SUPPLIED DATA:

────────────────────────────────────────

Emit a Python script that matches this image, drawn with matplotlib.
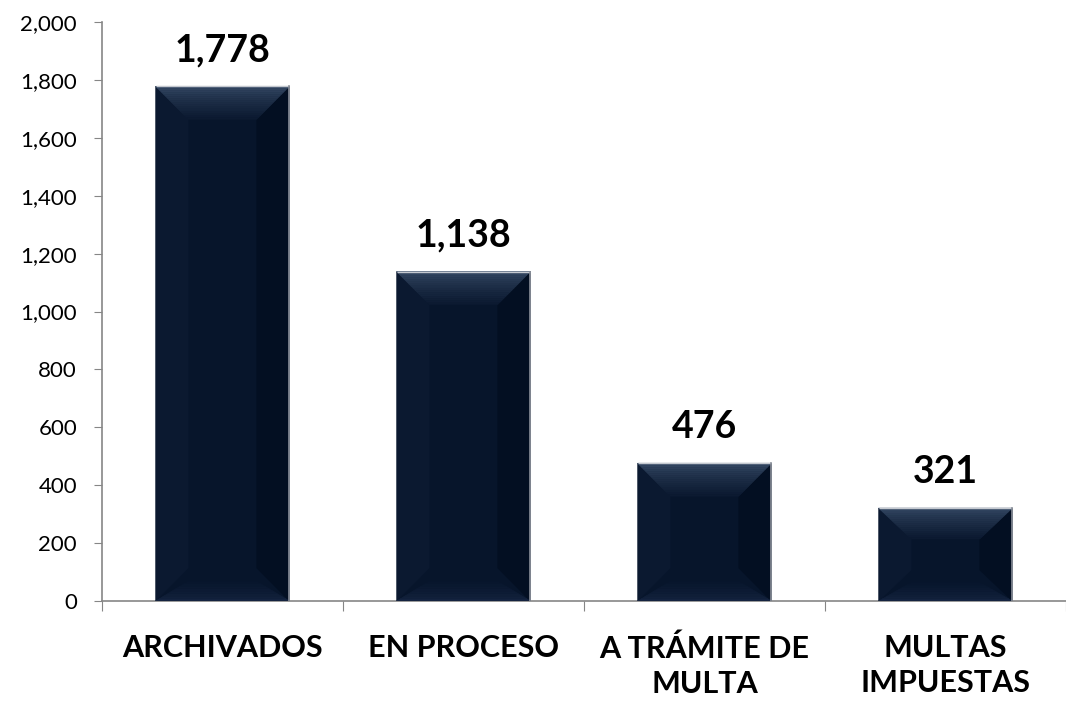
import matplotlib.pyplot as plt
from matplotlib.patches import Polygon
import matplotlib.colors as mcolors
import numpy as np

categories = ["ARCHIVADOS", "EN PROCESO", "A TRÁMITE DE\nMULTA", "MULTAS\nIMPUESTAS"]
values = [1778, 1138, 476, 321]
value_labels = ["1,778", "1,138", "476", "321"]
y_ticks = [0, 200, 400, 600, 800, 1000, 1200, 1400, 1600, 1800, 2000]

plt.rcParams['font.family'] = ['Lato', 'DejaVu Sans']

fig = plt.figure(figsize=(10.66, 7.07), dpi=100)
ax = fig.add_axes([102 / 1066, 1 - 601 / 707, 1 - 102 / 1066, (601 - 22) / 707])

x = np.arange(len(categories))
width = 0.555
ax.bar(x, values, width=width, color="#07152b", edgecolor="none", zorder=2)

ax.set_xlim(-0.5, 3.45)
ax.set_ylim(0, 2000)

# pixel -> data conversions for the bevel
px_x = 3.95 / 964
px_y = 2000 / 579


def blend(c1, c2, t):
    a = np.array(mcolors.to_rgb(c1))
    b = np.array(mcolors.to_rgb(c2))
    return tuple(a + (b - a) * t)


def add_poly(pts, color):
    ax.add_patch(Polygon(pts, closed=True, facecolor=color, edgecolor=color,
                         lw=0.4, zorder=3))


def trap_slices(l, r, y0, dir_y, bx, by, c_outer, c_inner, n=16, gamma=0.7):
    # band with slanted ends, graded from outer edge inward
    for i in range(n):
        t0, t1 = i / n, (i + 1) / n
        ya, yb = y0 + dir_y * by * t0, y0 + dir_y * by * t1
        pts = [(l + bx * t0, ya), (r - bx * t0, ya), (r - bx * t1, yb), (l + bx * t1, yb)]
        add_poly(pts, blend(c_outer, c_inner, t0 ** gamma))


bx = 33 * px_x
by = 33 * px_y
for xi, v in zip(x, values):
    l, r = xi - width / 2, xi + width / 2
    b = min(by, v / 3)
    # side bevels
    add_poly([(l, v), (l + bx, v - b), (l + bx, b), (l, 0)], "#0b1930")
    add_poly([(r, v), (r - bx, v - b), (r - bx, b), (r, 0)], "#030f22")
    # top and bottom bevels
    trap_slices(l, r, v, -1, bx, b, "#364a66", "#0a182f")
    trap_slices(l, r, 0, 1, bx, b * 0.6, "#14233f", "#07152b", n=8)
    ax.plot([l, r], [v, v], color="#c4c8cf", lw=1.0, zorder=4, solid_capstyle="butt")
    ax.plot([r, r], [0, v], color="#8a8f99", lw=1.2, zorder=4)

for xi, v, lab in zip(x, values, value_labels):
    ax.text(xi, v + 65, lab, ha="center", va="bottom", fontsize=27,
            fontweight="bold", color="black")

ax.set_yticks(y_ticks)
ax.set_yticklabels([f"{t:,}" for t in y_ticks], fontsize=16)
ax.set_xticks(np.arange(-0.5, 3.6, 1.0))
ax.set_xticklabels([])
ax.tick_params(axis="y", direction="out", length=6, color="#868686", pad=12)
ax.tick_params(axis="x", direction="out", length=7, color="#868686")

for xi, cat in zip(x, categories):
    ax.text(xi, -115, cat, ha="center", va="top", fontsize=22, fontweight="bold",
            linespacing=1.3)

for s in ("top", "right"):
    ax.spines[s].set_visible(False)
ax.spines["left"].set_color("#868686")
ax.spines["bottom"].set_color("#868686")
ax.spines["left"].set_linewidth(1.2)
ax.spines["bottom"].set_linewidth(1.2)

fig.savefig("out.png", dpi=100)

────────────────────────────────────────

EXERCISE REQUIREMENTS:
Lines that hold "with" are the ones to copy; find all of them.

CORRECT OUTPUT:
Emit a Python script that matches this image, drawn with matplotlib.
    # band with slanted ends, graded from outer edge inward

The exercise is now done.